India’s top logistics companies are expected to report robust first-quarter revenue driven by volume gains, though elevated fuel costs and integration expenses will weigh on sector profitability.

India’s leading logistics operators are bracing for a mixed first-quarter earnings season, characterised by solid top-line expansion but divergent bottom-line performances. Elevated fuel costs, pricing pressures in certain market segments, and acquisition integration expenses are expected to act as a persistent drag on sector profitability. This dynamic will test the operational leverage of major freight and parcel carriers.

Container Corporation of India (CONCOR) is positioned for a healthy quarter, driven by an 8% increase in import-export volumes and a 15% surge in domestic volumes. Gradual traction along dedicated freight corridors should support efficiency gains for the state-owned operator, helping to offset some logistical constraints. However, pricing weakness and domestic infrastructure bottlenecks will likely cap any significant expansion in Ebitda margins.

Delhivery is forecast to post double-digit revenue growth, bolstered by underlying volume increases, the consolidation of Ecom Express, and ongoing expansion in its express parcel and part-truckload segments. Despite this robust top-line performance, the company's near-term profitability faces headwinds from a shift in the order mix toward lower-valued e-commerce shipments. This mix change is directly dragging down realisation per parcel, compressing yields.

Combined with rising fuel and employee costs, these operational burdens are expected to result in a notable decline in Delhivery's overall net profit. Added integration expenses from the Ecom Express acquisition will further compound the near-term cost pressure. Investors will be watching closely to see how quickly management can extract synergies from the combined network.

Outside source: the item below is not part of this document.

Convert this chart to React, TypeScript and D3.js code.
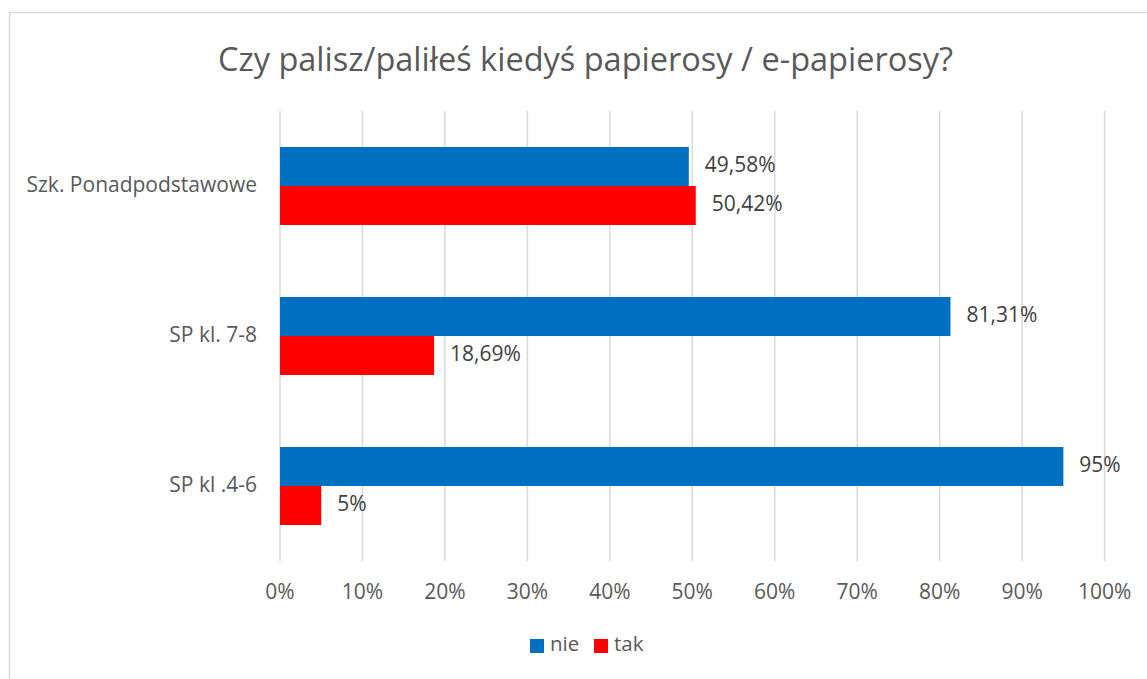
import React from "react";
import * as d3 from "d3";

const title = "Czy palisz/paliłeś kiedyś papierosy / e-papierosy?";
const categories = ["Szk. Ponadpodstawowe", "SP kl. 7-8", "SP kl .4-6"];
const seriesNames = ["nie", "tak"];
const nieValues = [49.58, 81.31, 95];
const takValues = [50.42, 18.69, 5];
const nieLabels = ["49,58%", "81,31%", "95%"];
const takLabels = ["50,42%", "18,69%", "5%"];
const tickValues = [0, 10, 20, 30, 40, 50, 60, 70, 80, 90, 100];
const colors = ["#0070C0", "#FF0000"];

const W = 1147;
const H = 679;
const FONT = "'Open Sans', sans-serif";

export default function App() {
  const x = d3.scaleLinear().domain([0, 100]).range([280, 1104.6]);
  const y = d3.scaleBand<string>().domain(categories).range([111, 561]).padding(0);
  const inner = d3.scaleBand<string>().domain(seriesNames).range([36, 114]).padding(0);
  const values = [nieValues, takValues];
  const labels = [nieLabels, takLabels];

  return (
    <svg width={W} height={H} style={{ position: "absolute", left: 0, top: 0, background: "#fff" }} fontFamily={FONT}>
      <rect x={9.5} y={12.5} width={W} height={H} fill="#fff" stroke="#d9d9d9" strokeWidth={1.5} />
      <text x={585.5} y={62} textAnchor="middle" dominantBaseline="middle" fontSize={32.5} fill="#595959">{title}</text>
      {tickValues.map((t) => (
        <g key={t}>
          <line x1={x(t)} x2={x(t)} y1={111} y2={561} stroke="#d9d9d9" strokeWidth={1.5} />
          <text x={x(t)} y={593} textAnchor="middle" dominantBaseline="middle" fontSize={21} fill="#595959">{t}%</text>
        </g>
      ))}
      {categories.map((c, i) => (
        <g key={c} transform={`translate(0,${y(c)})`}>
          <text x={257} y={y.bandwidth() / 2} textAnchor="end" dominantBaseline="middle" fontSize={21} fill="#595959">{c}</text>
          {seriesNames.map((s, j) => (
            <g key={s}>
              <rect x={x(0)} y={inner(s)} width={x(values[j][i]) - x(0)} height={inner.bandwidth()} fill={colors[j]} />
              <text x={x(values[j][i]) + 16} y={(inner(s) as number) + inner.bandwidth() / 2} dominantBaseline="middle" fontSize={21} fill="#404040">{labels[j][i]}</text>
            </g>
          ))}
        </g>
      ))}
      {seriesNames.map((s, j) => (
        <g key={s} transform={`translate(${530 + j * 64},639)`}>
          <rect x={0} y={0} width={14} height={14} fill={colors[j]} />
          <text x={20} y={7} dominantBaseline="middle" fontSize={20.5} fill="#595959">{s}</text>
        </g>
      ))}
    </svg>
  );
}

Blue Dart Express presents a contrasting and more favourable margin trajectory for the quarter. The courier is on track for mid-single-digit revenue growth, supported by steady volume increases across both its air and surface express networks. Analysts anticipate Ebitda margin improvements for Blue Dart, attributed to strict pricing discipline, network optimisation, and stronger yield realisations.

Even so, Blue Dart's final profitability remains highly sensitive to external commodity fluctuations. Diesel and aviation turbine fuel prices will be the key factors influencing the company's ultimate bottom line. Any sudden spike in global oil markets could easily erode the pricing gains the firm has managed to secure.

For market participants, the upcoming results will underline the persistent tension between securing volume and protecting margins in a highly competitive landscape. While broad revenue gains signal resilient underlying demand within India's freight and e-commerce logistics markets, the ability to pass through rising costs will be paramount. The divergent cost management strategies of these three firms will dictate their near-term equity performance.